Attorney General of Panama Orders Raid on ‘Panama Papers’ Law Firm

Police stand guard outside the Mossack Fonseca law firm offices in Panama City during a ra
AFP

The now-infamous “Panama Papers” law firm Mossack Fonseca was raided by Panama itself. According to Reuters, the raid went down on Tuesday, with the national police force stating that it sought documentation that “would establish the possible use of the firm for illicit activities.”

The BBC reports the raid in Panama, involving both police forces and a specialized organized-crime unit, was carried out “without incident or interference.”

A spokesman for the firm told the Financial Times that the raid began around 3:00 PM local time, and was still in progress eight hours later.

“We have a long history of working proactively with relevant authorities in various jurisdictions when questions are raised and additional information is required, and in many cases we’re the ones who actually initiate that contact when suspicious activities are detected,” said Mossack Fonseca in a statement. “In this case, we’re the ones against whom a crime has been committed. Our systems having been unlawfully breached by parties external to the firm.”

Prior raids on Mossack Fonseca offices and executives have been staged by the governments of El Salvador and Peru.

The question of “illicit activities” lies at the heart of the Mossack Fonseca scandal, because as the firm and its clients energetically argue, the only illegal activity involved in the story was the theft of Mossack Fonseca’s data by the still-anonymous source of the Panama Papers. There will soon be considerable courtroom drama over the possibility that the journalistic consortium pushing the story broke any local or international laws by reprinting the pilfered data.

It certainly does not look good to have powerful politicians socking away millions of dollars in the shell companies Mossack Fonseca set up, but there has yet to be a specific allegation that anything illegal occurred.
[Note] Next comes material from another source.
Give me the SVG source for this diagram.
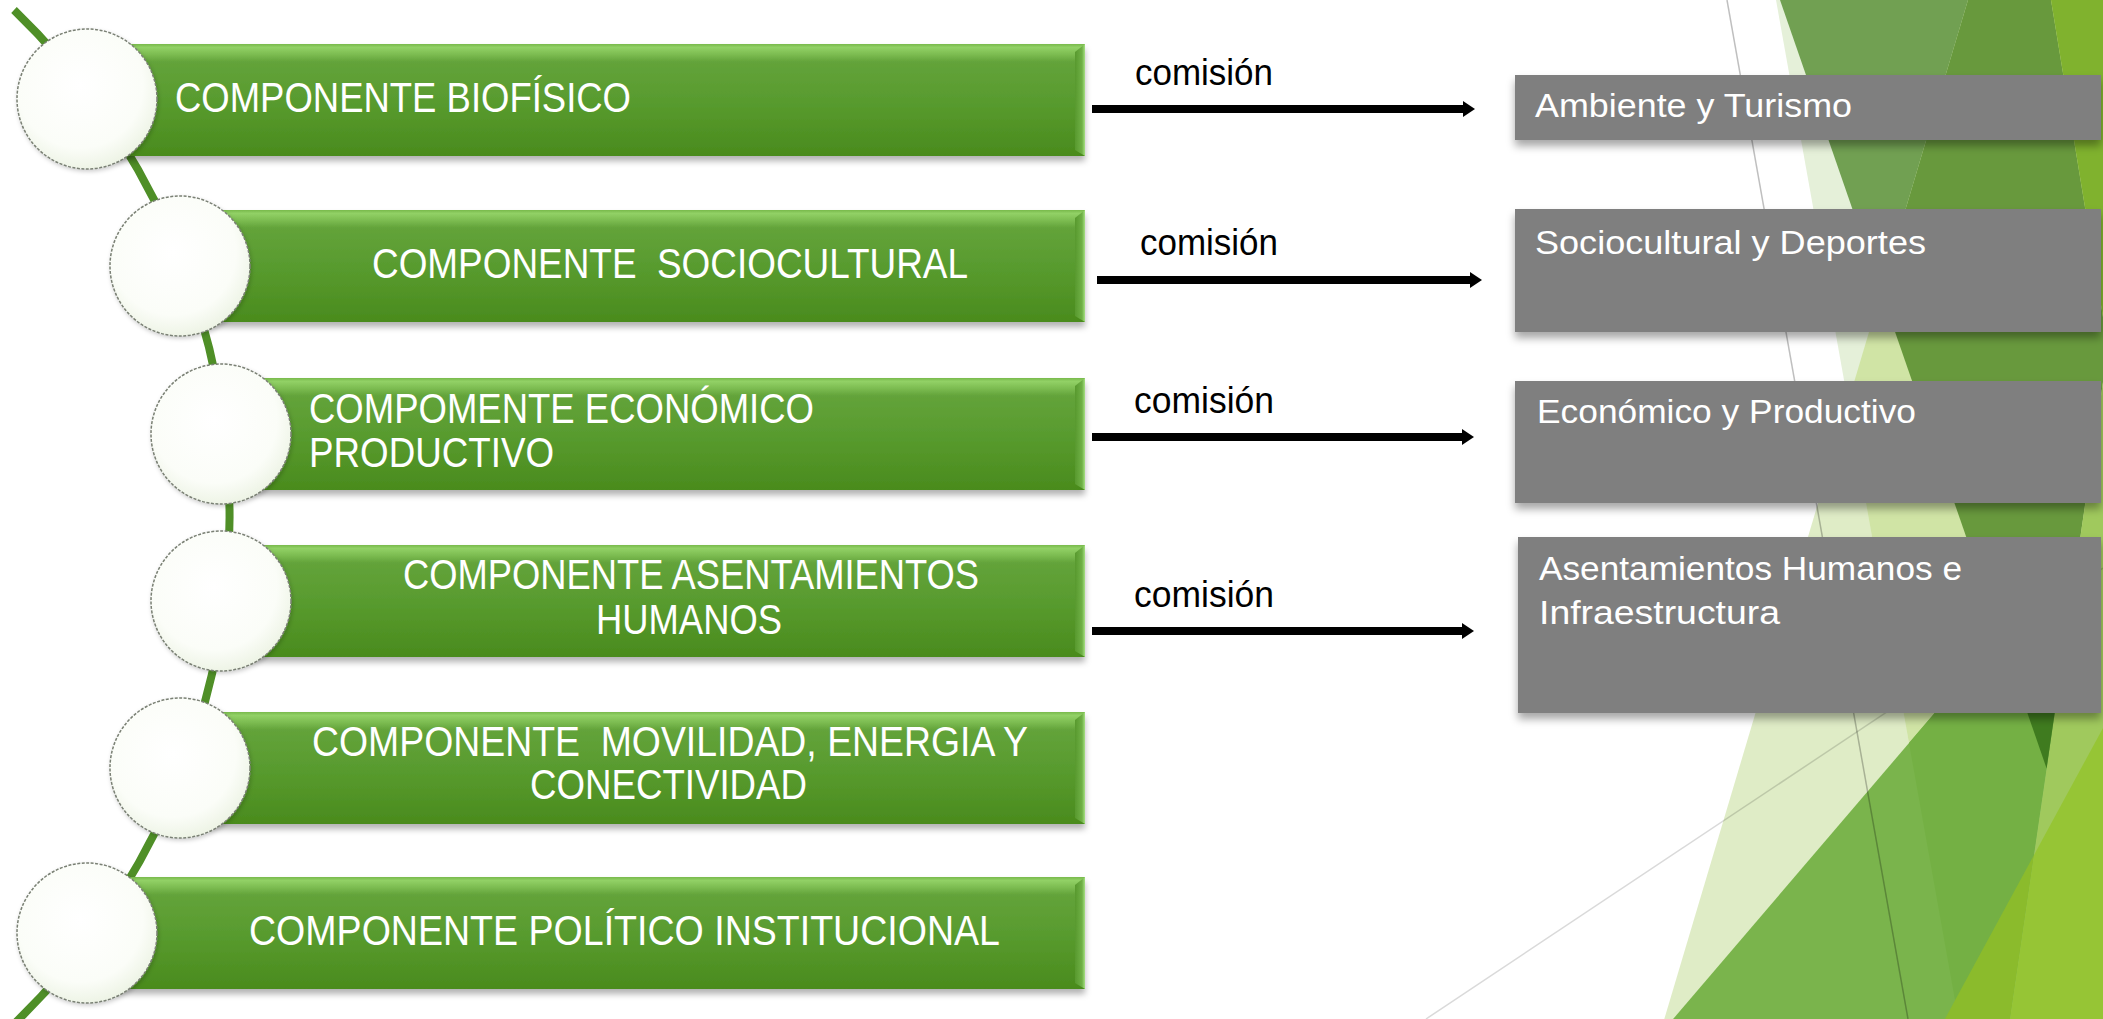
<svg xmlns="http://www.w3.org/2000/svg" width="2103" height="1019" viewBox="0 0 2103 1019">
<defs>
<style>
.t{font-family:"Liberation Sans",Arial,sans-serif;fill:#fff;font-size:42px;white-space:pre}
.bt{font-family:"Liberation Sans",Arial,sans-serif;fill:#fff;font-size:33px}
.lb{font-family:"Liberation Sans",Arial,sans-serif;fill:#000;font-size:36px}
.bar{fill:url(#gBar);filter:url(#sh)}
.bev{fill:url(#gBev)}
.dot{fill:url(#gCirc);stroke:#7a8074;stroke-width:1.5;stroke-dasharray:3 1.5;filter:url(#shc)}
.box{fill:#7f7f7f;filter:url(#sh2)}
.arr{stroke:#000;stroke-width:8;fill:none;marker-end:url(#ah)}
</style>
<linearGradient id="gBar" x1="0" y1="0" x2="0" y2="1">
<stop offset="0" stop-color="#78b94c"/>
<stop offset="0.03" stop-color="#92d166"/>
<stop offset="0.09" stop-color="#7dbd52"/>
<stop offset="0.16" stop-color="#63a33a"/>
<stop offset="0.55" stop-color="#579a2d"/>
<stop offset="1" stop-color="#4a8b1d"/>
</linearGradient>
<linearGradient id="gBev" x1="0" y1="0" x2="1" y2="0">
<stop offset="0" stop-color="#58992e"/>
<stop offset="0.7" stop-color="#6fb046"/>
<stop offset="1" stop-color="#a6e083"/>
</linearGradient>
<radialGradient id="gCirc" cx="0.45" cy="0.4" r="0.6">
<stop offset="0" stop-color="#ffffff"/>
<stop offset="0.75" stop-color="#fbfdf8"/>
<stop offset="1" stop-color="#eef4e6"/>
</radialGradient>
<filter id="sh" x="-5%" y="-10%" width="110%" height="140%">
<feDropShadow dx="0" dy="5" stdDeviation="3" flood-color="#000" flood-opacity="0.3"/>
</filter>
<filter id="sh2" x="-5%" y="-10%" width="110%" height="140%">
<feDropShadow dx="0" dy="6" stdDeviation="4" flood-color="#000" flood-opacity="0.35"/>
</filter>
<filter id="shc" x="-10%" y="-10%" width="125%" height="125%">
<feDropShadow dx="1" dy="2" stdDeviation="2" flood-color="#000" flood-opacity="0.2"/>
</filter>
<marker id="ah" markerUnits="userSpaceOnUse" viewBox="0 0 12 16" refX="0" refY="8" markerWidth="12" markerHeight="16" orient="auto">
<path d="M0,0 L12,8 L0,16 z" fill="#000"/>
</marker>
</defs>

<rect x="0" y="0" width="2103" height="1019" fill="#ffffff"/>

<g id="background">
<polygon points="1968,0 2103,0 2103,1019 1664.3,1019" fill="#dfecc6"/>
<polygon points="1776,0 2103,0 2103,1019 1958.4,1019" fill="#e5f0d9"/>
<polygon points="1968,0 2103,0 2103,1019 1958.4,1019 1848,402.5" fill="#d0e4a5"/>
<polygon points="1780,0 1968,0 1881,291.5" fill="#71a052"/>
<polygon points="1968,0 2051,0 2103,317 2103,382 2046.6,768.4 1881,291.5" fill="#68993d"/>
<polygon points="2051,0 2103,0 2103,317" fill="#80b22e"/>
<polygon points="2103,382 2103,1019 2010,1019" fill="#a0c95d"/>
<polygon points="2079.4,543.7 1673.1,1019 2010,1019" fill="#7ab44c"/>
<polygon points="2079.4,543.7 1909,743 1958.4,1019 2010,1019" fill="#74b044"/>
<polygon points="2079.4,543.7 2000.6,635.9 2046.6,768.4" fill="#3f7b1f"/>
<polygon points="2034,854.9 1944.9,1019 2010,1019" fill="#8bbb2c"/>
<polygon points="2103,728 2034,854.9 2010,1019 2103,1019" fill="#96c535"/>
<line x1="1727" y1="0" x2="1908" y2="1019" stroke="#000" stroke-opacity="0.25" stroke-width="1.5"/>
<line x1="1426" y1="1019" x2="2103" y2="568" stroke="#000" stroke-opacity="0.15" stroke-width="1.5"/>
</g>

<g id="spine">
<path d="M14,10 A704,704 0 0 1 14,1024" fill="none" stroke="#4f8f27" stroke-width="8"/>
</g>

<g id="node-biofisico">
<rect class="bar" x="87" y="44" width="998" height="112"/>
<polygon class="bev" points="1075,52 1085,44 1085,156 1075,150"/>
<circle class="dot" cx="87" cy="99" r="70"/>
<text class="t" x="175" y="112" textLength="456" lengthAdjust="spacingAndGlyphs">COMPONENTE BIOFÍSICO</text>
</g>

<g id="node-sociocultural">
<rect class="bar" x="180" y="210" width="905" height="112"/>
<polygon class="bev" points="1075,218 1085,210 1085,322 1075,316"/>
<circle class="dot" cx="180" cy="266" r="70"/>
<text class="t" x="372" y="278" textLength="596" lengthAdjust="spacingAndGlyphs">COMPONENTE  SOCIOCULTURAL</text>
</g>

<g id="node-economico">
<rect class="bar" x="221" y="378" width="864" height="112"/>
<polygon class="bev" points="1075,386 1085,378 1085,490 1075,484"/>
<circle class="dot" cx="221" cy="434" r="70"/>
<text class="t" x="309" y="423" textLength="505" lengthAdjust="spacingAndGlyphs">COMPOMENTE ECONÓMICO</text>
<text class="t" x="309" y="467" textLength="245" lengthAdjust="spacingAndGlyphs">PRODUCTIVO</text>
</g>

<g id="node-asentamientos">
<rect class="bar" x="221" y="545" width="864" height="112"/>
<polygon class="bev" points="1075,553 1085,545 1085,657 1075,651"/>
<circle class="dot" cx="221" cy="601" r="70"/>
<text class="t" x="403" y="589" textLength="576" lengthAdjust="spacingAndGlyphs">COMPONENTE ASENTAMIENTOS</text>
<text class="t" x="596" y="634" textLength="186" lengthAdjust="spacingAndGlyphs">HUMANOS</text>
</g>

<g id="node-movilidad">
<rect class="bar" x="180" y="712" width="905" height="112"/>
<polygon class="bev" points="1075,720 1085,712 1085,824 1075,818"/>
<circle class="dot" cx="180" cy="768" r="70"/>
<text class="t" x="312" y="756" textLength="716" lengthAdjust="spacingAndGlyphs">COMPONENTE  MOVILIDAD, ENERGIA Y</text>
<text class="t" x="530" y="799" textLength="277" lengthAdjust="spacingAndGlyphs">CONECTIVIDAD</text>
</g>

<g id="node-politico">
<rect class="bar" x="87" y="877" width="998" height="112"/>
<polygon class="bev" points="1075,885 1085,877 1085,989 1075,983"/>
<circle class="dot" cx="87" cy="933" r="70"/>
<text class="t" x="249" y="945" textLength="751" lengthAdjust="spacingAndGlyphs">COMPONENTE POLÍTICO INSTITUCIONAL</text>
</g>

<g id="node-ambiente">
<rect class="box" x="1515" y="75" width="586" height="65"/>
<text class="bt" x="1535" y="117" textLength="317" lengthAdjust="spacingAndGlyphs">Ambiente y Turismo</text>
</g>

<g id="node-deportes">
<rect class="box" x="1515" y="209" width="586" height="123"/>
<text class="bt" x="1535" y="254" textLength="391" lengthAdjust="spacingAndGlyphs">Sociocultural y Deportes</text>
</g>

<g id="node-productivo">
<rect class="box" x="1515" y="381" width="586" height="122"/>
<text class="bt" x="1537" y="423" textLength="379" lengthAdjust="spacingAndGlyphs">Económico y Productivo</text>
</g>

<g id="node-infraestructura">
<rect class="box" x="1518" y="537" width="583" height="176"/>
<text class="bt" x="1539" y="580" textLength="423" lengthAdjust="spacingAndGlyphs">Asentamientos Humanos e</text>
<text class="bt" x="1539" y="624" textLength="241" lengthAdjust="spacingAndGlyphs">Infraestructura</text>
</g>

<g id="connectors">
<line class="arr" x1="1092" y1="109" x2="1463" y2="109"/>
<line class="arr" x1="1097" y1="280" x2="1470" y2="280"/>
<line class="arr" x1="1092" y1="437" x2="1462" y2="437"/>
<line class="arr" x1="1092" y1="631" x2="1462" y2="631"/>
<text class="lb" x="1135" y="85" textLength="138" lengthAdjust="spacingAndGlyphs">comisión</text>
<text class="lb" x="1140" y="255" textLength="138" lengthAdjust="spacingAndGlyphs">comisión</text>
<text class="lb" x="1134" y="413" textLength="140" lengthAdjust="spacingAndGlyphs">comisión</text>
<text class="lb" x="1134" y="607" textLength="140" lengthAdjust="spacingAndGlyphs">comisión</text>
</g>
</svg>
This is why the considerably more subjective term “illicit” is used by so many commentators, and law enforcement agencies.

The Atlantic mentions a few instances of legal trouble in Mossack Fonseca’s history, predating the Panama Papers revelations.

“In January, Brazilian authorities accused five Mossack Fonseca employees of money laundering and corruption and charged two of them,” The Atlantic writes. “The Panama office denied any involvement, saying the Brazil office (which is also not listed on its main website) was an ‘independent entity’ that ‘operates with its own administration, resources, and staff that are independent of our group.'”

Other instances include fines for violating money-laundering protections by the British Virgin Islands in 2012 and 2013, and raids conducted by German authorities in Frankfurt in 2015, although those do not seem to have resulted in any charges against the law firm.

The UK Guardian reports that “tax investigators from 28 countries will meet in Paris on Wednesday to launch an unprecedented international inquiry” into the Panama Papers on Wednesday.

“Senior officials from tax authorities around the world have said they intend to work together to analyse information revealed by the documents,” according to the Guardian.

The U.N.’s independent expert on foreign debt and human rights, Juan Pablo Bohoslavsky, is quoted by the Guardian declaring, “Tax evasion destroys trust in public institutions and the rule of law, and shrinks the fiscal space for investing in public healthcare, education, social security and other goods and services. Public funds that are essential to guarantee economic, social and cultural rights to all are robbed from the people.”

Tax evasion is a crime: the deliberate violation of tax laws. Tax avoidanceon the other hand, is legal action designed to minimize the tax exposure of an individual or corporate entity. The two concepts are likely to be conflated ever more frequently as the Panama Papers story unfolds, especially if government agencies around the world have difficulty finding something illegal to hang investigations and penalties on.